Sunday, November 30, 2008

Come Again

As this is Irk The Purists, there's only one place you can go from Whitehouse. And that is, as if you couldn't guess, Strictly Come Dancing. I love, love, love almost everything about this show. The costumes. The celebrities. The judges (especially Len Goodman- where is this man's knighthood?). Cherie Lunghi's gloves. Mark Foster's bizarre costume choices. Bruce's increasingly lame jokes. And Tess Daly's total inability to display any dancing aptitude whatsoever, despite the title of the show she co-presents.

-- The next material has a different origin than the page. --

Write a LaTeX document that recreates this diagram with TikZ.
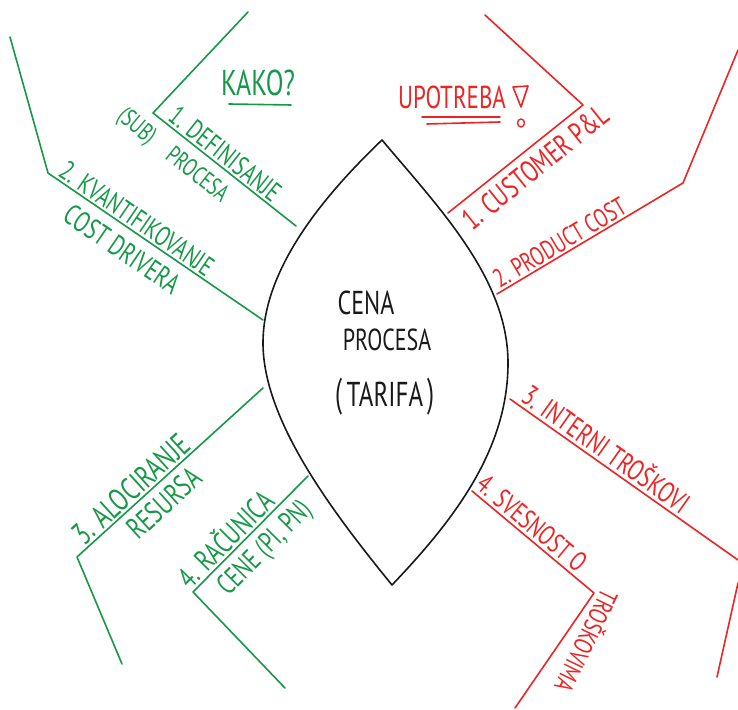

But, there are times when I simply have to leave the room. And those times are when the couples (or possibly the show's producers) eschew the classics and decide to dance their tango, their foxtrot or their waltz to something modern, upbeat and appealing to the fabled 18-24 demographic, by, say, the Kaiser Chiefs, Amy Winehouse or the Pigeon Detectives (OK, I may have imagined the last one, but the first two have definitely made appearances in this series).

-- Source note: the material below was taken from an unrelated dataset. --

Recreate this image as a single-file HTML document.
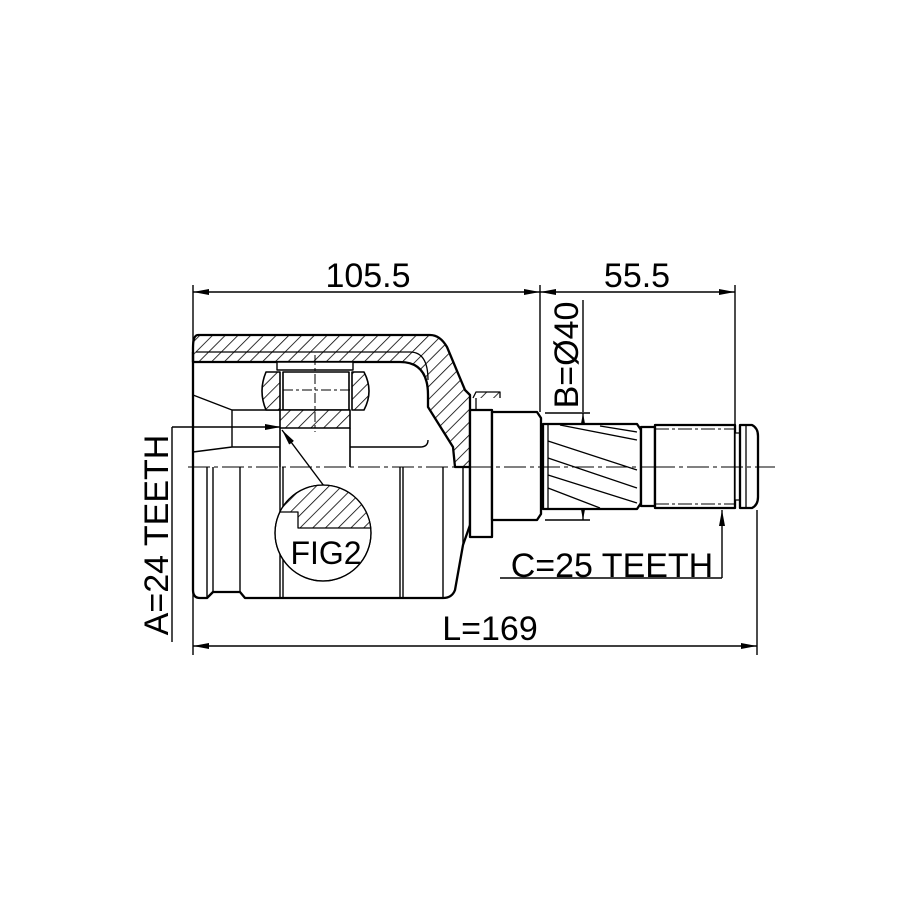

I know that on a blog devoted to the contrary, the uncool and the impure, you might expect your correspondent to laud such choices. Well I don't. It makes me cringe. This series, for example, we've had paso dobles danced to Blur's Song 2, Survivor's Eye of The Tiger, Europe's The Final Countdown and Robert Palmer's Addicted to Love (and this Daily Telegraph correspondent eloquently expresses just how vulgar and jarring such juxtpositions are), as well as tangos to 20th Century Boy by T Rex and David Bowie's Rebel Rebel. And while some modern songs are occasionally, surprisingly sympathetic in the context of the show (Estelle's American Boy worked quite well for Heather Small's cha cha), in general the sight of celebs performing dances that are often steeped in history to upbeat pop with jarring lyrics gives me the boak. Seeing as the BBC seems to be in a conciliatory mood at the moment, can we have a ban on all music post-1953 in the next series, please?